Here is where Mori’s film carries its high bar for entry. Unless you are somewhat familiar both with how Japanese media works and have kept tabs on, among many things, the last four or five years of media and political scandals within the country, much of Documentary of the Journalist plays like a dense web of mysterious significance. It is cutting enough in its rhetoric (especially what is supplied by Mochizuki, who perfectly anchors the film) to remain impassioned and outraged in tone, but when it begins to analyze certain details, interview figures, and follow up a history of mistreatment of the press, there is no effort made to hold the audience’s hand. 

Have you heard of the Moritomo Gakuen scandal or the Noriyuki Yamaguchi rape case? Mori’s film gives you a primer, but is almost banking on you having followed the story in the press up ’til his film’s release for context. Documentary of the Journalist is nonetheless acerbic and biting because its main focus, Mochizuki, is. 

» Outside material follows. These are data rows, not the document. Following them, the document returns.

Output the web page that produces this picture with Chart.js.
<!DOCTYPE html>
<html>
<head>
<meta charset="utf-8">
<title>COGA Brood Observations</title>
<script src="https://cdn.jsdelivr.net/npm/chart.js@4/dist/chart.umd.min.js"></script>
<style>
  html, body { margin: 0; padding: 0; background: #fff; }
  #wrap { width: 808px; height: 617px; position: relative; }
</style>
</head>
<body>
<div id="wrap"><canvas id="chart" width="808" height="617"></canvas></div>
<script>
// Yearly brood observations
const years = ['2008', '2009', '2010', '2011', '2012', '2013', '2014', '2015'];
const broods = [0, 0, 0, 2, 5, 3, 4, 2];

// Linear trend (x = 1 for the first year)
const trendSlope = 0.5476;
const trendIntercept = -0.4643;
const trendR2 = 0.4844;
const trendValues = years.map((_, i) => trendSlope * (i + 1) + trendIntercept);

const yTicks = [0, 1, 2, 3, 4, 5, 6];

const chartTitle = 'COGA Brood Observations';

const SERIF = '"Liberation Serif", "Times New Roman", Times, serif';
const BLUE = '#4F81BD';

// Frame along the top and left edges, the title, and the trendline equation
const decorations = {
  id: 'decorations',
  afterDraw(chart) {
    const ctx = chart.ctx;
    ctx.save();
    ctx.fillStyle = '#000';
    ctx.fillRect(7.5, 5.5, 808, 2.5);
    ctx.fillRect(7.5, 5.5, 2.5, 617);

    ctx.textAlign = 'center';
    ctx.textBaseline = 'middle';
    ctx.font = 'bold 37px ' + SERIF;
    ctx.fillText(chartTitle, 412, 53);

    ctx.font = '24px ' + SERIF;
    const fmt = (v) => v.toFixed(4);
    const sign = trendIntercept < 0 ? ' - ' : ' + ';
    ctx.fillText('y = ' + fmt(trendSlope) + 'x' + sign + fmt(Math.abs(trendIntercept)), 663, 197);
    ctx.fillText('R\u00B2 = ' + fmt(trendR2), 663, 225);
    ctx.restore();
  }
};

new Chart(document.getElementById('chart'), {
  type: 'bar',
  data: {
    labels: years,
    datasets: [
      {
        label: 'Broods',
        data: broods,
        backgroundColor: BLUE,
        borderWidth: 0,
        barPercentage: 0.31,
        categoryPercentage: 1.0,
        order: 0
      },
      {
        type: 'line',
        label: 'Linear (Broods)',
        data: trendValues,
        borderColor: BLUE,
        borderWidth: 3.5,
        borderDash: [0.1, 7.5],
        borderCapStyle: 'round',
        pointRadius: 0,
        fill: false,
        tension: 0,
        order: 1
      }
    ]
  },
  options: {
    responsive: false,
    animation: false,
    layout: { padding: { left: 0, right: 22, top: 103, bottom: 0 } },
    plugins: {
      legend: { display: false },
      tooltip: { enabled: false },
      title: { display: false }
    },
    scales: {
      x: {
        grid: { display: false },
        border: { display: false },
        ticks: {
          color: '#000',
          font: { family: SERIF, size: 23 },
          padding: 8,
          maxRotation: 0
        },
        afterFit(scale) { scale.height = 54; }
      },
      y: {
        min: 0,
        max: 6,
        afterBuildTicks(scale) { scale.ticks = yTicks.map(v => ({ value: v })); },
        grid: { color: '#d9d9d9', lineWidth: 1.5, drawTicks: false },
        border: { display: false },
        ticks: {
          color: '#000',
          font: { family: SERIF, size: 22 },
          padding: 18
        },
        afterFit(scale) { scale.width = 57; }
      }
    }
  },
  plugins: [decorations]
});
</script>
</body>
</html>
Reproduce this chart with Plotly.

Much of the film is tailored to her experience working as a Tokyo Shimbun reporter for the past two decades, and when she is not rushing around with her wheeled suitcase and having marathon cell phone conversations, she is curt and damning of her industry. Under particular fire are the preferential treatment of the press clubs (once again, some context is necessary for the film) and how they constitute preferential treatment by the government for positive coverage.

It will be interesting to see how Mori’s film plays outside of Japan. While exceedingly well made and pointed, being a profile of an infamous figure most outside of the country may have never heard of — combined with a takedown of a media system that has no bearing in any other country — might limit its appeal. 

Certainly, however, it can’t dilute its impact to those familiar or waver in appreciation for Mori’s ability to construct a narrative from this dense media landscape. The most positive thing you could say for his Mochizuki profile is that it makes the indisputable case for it being a necessary endeavor.